Given request.
Pull every line containing "this" from the entries.

** Start Provided information **

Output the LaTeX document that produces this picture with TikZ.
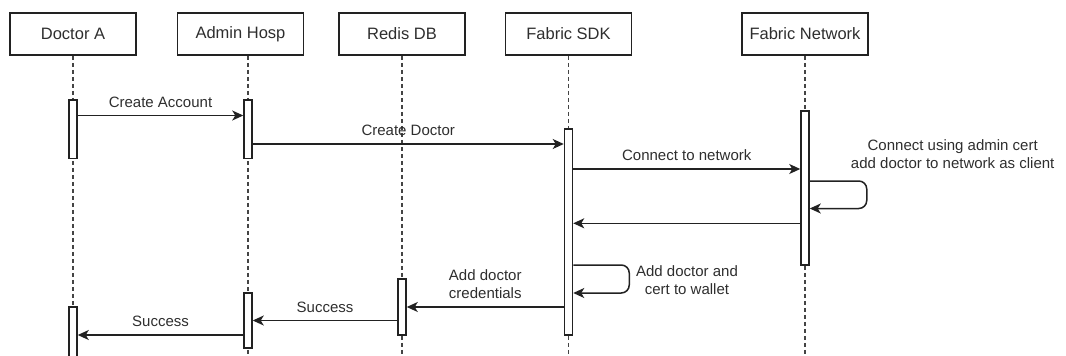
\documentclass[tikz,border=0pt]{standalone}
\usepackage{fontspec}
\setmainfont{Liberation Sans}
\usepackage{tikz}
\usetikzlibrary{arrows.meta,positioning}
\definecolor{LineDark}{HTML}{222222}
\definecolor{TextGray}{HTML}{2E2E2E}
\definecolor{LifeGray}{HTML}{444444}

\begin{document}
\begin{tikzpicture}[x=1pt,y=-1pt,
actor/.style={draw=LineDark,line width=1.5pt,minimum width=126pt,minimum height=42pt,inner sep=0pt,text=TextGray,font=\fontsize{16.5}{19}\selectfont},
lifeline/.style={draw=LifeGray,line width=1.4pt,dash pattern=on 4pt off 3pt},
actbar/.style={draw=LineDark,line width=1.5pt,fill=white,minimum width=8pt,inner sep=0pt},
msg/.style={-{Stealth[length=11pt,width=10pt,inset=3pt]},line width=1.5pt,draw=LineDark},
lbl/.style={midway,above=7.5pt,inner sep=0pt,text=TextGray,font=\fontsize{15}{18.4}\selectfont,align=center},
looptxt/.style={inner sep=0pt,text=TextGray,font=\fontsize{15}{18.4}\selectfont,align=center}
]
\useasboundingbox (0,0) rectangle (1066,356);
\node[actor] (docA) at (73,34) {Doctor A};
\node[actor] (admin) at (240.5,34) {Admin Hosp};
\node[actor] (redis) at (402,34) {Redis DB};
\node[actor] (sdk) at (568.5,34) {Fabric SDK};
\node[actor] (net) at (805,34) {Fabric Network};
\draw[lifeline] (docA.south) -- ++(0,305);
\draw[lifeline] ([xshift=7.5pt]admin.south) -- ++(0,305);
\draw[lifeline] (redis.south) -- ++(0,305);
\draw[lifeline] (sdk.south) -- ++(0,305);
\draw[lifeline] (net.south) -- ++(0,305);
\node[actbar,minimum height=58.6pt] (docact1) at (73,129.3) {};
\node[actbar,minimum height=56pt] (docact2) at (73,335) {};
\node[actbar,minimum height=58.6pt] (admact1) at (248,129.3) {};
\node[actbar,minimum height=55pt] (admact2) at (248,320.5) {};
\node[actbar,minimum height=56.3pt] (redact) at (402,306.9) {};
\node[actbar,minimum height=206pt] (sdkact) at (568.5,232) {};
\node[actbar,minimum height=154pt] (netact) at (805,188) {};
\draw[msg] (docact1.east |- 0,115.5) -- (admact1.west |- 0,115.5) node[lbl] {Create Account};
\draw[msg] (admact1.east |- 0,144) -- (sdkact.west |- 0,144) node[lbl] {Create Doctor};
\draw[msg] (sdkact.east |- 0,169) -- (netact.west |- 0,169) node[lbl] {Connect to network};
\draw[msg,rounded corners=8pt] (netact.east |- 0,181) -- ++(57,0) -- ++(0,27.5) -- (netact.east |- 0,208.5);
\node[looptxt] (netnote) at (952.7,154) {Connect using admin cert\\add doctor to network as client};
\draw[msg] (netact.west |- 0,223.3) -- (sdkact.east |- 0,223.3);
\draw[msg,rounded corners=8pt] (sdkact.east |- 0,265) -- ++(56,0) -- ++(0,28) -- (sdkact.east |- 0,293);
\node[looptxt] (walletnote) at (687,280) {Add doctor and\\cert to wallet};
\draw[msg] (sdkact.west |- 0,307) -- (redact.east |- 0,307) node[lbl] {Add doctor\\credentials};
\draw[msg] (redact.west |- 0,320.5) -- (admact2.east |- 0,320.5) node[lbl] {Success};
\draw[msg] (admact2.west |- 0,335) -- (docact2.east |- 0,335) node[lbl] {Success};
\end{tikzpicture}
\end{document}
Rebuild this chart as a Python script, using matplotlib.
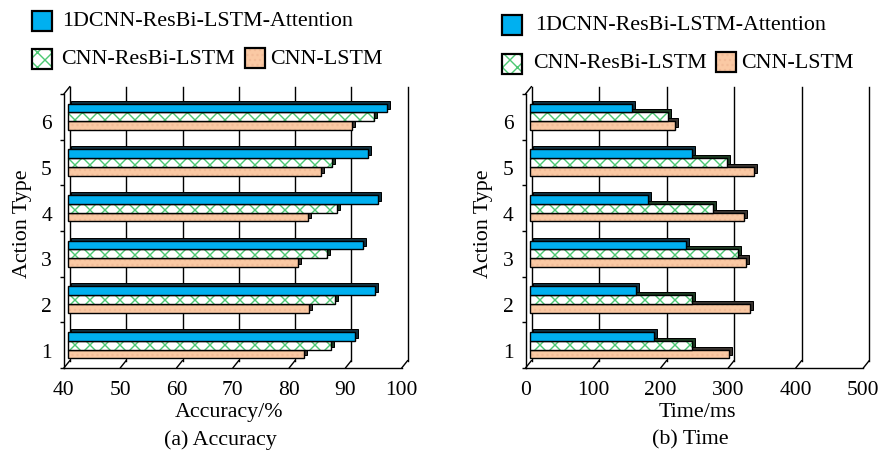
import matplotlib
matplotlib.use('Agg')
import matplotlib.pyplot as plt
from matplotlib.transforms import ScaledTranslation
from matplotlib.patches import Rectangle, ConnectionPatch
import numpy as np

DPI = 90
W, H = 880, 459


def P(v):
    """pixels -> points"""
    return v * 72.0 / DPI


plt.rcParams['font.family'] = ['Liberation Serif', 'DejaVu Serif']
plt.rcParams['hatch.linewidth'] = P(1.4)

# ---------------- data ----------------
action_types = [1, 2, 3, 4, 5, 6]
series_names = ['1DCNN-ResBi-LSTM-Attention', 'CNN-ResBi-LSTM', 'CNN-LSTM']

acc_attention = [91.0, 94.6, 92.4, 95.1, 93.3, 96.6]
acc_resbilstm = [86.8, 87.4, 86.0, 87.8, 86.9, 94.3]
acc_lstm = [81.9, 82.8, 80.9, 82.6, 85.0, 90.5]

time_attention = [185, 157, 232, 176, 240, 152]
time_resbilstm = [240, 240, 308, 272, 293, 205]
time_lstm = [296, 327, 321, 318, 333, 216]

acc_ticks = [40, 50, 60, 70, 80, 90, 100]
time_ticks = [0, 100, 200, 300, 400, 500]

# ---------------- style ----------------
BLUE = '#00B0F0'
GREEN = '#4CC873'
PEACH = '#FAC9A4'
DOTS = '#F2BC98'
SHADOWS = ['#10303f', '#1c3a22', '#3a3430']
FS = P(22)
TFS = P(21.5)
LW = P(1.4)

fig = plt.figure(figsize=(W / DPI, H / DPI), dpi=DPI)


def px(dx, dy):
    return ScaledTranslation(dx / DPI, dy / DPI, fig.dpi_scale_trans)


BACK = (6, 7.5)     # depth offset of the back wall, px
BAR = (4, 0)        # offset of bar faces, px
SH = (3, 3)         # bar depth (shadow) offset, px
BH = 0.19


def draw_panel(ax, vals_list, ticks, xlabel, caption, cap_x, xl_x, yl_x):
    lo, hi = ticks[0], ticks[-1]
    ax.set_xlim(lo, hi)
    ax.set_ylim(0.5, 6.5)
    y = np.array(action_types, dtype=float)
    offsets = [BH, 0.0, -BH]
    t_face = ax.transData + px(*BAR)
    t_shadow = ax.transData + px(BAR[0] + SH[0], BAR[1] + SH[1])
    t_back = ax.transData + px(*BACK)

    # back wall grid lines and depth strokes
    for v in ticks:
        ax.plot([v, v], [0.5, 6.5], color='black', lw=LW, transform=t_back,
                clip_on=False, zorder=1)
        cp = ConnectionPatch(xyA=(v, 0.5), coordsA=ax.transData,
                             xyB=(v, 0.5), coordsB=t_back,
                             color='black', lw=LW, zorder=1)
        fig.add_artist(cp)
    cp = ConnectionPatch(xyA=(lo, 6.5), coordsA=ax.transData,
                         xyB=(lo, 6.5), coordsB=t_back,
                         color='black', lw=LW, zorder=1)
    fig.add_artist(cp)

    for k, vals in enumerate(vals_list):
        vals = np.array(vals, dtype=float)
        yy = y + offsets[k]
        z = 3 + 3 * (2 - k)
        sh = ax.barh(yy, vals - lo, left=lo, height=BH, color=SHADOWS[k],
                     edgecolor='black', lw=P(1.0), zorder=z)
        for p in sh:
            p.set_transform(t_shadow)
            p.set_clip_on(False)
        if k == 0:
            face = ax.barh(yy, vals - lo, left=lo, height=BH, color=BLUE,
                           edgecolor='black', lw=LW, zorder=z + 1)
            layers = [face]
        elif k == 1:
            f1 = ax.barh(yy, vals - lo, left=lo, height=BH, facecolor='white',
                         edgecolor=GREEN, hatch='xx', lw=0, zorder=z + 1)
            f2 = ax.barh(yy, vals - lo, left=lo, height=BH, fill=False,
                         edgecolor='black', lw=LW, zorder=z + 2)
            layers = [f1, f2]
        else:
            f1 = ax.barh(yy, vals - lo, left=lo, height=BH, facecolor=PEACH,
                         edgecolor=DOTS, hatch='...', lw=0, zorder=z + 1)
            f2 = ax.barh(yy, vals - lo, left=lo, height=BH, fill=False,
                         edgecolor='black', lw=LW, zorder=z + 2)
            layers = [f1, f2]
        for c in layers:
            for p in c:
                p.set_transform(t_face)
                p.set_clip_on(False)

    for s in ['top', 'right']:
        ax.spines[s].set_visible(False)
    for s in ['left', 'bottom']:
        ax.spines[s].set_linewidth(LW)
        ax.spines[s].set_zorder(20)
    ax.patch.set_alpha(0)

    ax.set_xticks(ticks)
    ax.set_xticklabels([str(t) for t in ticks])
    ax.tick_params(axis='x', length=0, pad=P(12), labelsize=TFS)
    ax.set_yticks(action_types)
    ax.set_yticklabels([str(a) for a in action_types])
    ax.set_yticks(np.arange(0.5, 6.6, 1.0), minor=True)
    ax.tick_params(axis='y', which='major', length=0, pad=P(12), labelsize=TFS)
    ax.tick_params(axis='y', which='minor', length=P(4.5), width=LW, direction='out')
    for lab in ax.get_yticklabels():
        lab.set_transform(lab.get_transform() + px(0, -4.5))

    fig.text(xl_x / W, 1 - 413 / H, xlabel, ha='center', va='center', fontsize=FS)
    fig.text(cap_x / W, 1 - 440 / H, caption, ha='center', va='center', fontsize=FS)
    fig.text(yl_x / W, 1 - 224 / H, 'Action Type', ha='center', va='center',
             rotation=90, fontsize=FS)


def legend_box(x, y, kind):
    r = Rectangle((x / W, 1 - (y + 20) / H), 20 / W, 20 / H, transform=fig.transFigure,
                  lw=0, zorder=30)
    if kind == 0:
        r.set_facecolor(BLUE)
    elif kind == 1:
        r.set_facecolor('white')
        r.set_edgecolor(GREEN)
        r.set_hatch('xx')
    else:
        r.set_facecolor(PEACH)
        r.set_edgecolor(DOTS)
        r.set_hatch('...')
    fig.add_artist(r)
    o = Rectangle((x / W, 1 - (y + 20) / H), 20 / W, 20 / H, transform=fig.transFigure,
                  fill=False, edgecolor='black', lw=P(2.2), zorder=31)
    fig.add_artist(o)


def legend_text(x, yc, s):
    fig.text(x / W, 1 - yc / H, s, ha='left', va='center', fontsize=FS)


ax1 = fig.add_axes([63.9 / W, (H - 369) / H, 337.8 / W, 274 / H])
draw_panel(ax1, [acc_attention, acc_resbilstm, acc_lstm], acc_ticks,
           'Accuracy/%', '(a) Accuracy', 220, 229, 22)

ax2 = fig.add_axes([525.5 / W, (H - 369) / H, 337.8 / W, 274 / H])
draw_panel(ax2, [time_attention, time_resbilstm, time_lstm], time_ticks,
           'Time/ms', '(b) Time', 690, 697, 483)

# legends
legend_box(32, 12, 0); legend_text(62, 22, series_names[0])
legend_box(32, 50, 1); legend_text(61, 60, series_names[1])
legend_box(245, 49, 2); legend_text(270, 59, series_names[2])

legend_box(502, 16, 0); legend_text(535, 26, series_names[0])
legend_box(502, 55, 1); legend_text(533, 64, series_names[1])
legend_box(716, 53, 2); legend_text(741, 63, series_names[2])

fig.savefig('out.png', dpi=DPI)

** End Provided information **

Response.
Output the LaTeX document that produces this picture with TikZ.
Rebuild this chart as a Python script, using matplotlib.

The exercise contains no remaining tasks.